Así, cuando la imaginación y la fantasía del escritor crean un pequeño cosmos
por el que deambularán las trazas de los personajes, el escritor se habrá
sumergido en un viaje del que es el único dueño; seguramente más dueño,
incluso, que de la trashumancia biográfica sobre la que se generó tan personal
universo. García Márquez, por ejemplo, ha podido conocer cientos de aldeas y
ciudades de Colombia a lo largo de su vida, pero tuvo que inventar Macondo para
escribir Cien años de soledad; otro
tanto sucede con Juan Rulfo y el pueblo de Comala, donde se desarrollan las
acciones de Pedro Páramo, o con Juan
Benet y los montes de Región.
En ocasiones he viajado a
Macondo, a Comala o a Región. Si tanto la imaginación y la fantasía como los
sueños se tejen con las mismas fibras de la memoria, bien se puede decir que
García Márquez, Rulfo y Benet soñaron estos parajes. Mientras soñamos, nuestras
percepciones no son menos vigorosas y puras que al estar despiertos; se diría que
los sentidos evitan dormir, y que hasta se agudizan durante el reposo del
cuerpo. En este aspecto, en las certezas y las vehemencias de las sensaciones,
los sueños son tan verdaderos como aquello que conocemos por realidad. Y así,
vagar por los paisajes de los sueños es tan complaciente y dulce como la acción
física de caminar.
A nadie recomiendo que se deje
encerrar entre los tabiques de una ciudad, en esa realidad de asfalto y
petróleo que niega la presencia del sol, o tras una ventana que astille la luz.
En momentos así, más que nunca, es legítimo soñar.
Chatwin soñaba con hacerse
compatible como viajero y como escritor, con saber ser nómada y sedentario a un
tiempo. Chatwin se abrazó al sueño de convertirse en el imposible viajero
literario.
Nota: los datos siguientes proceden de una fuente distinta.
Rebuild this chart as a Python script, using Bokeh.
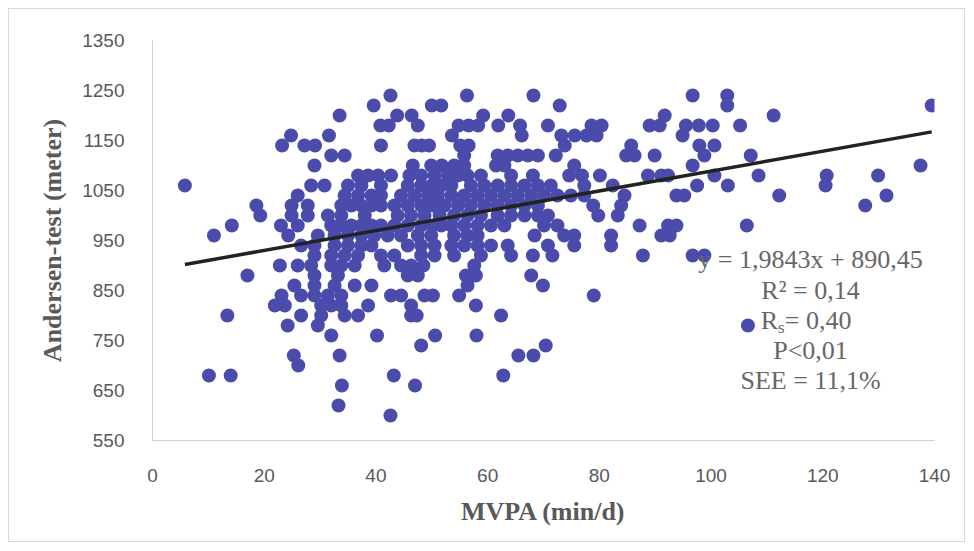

Ésta es una ilusión ciclópea que reivindica, a voz en cuello, la
libertad para ser feliz creyendo en lo que se sueña.
Yo, por mi parte, sueño con pasear por la primavera de la meseta del
Tíbet mientras leo, en calma, los siete volúmenes de esa descomunal obra de Proust
que tiene uno de los títulos más sugestivos de la historia de la aventura y del
arte: La búsqueda del tiempo perdido.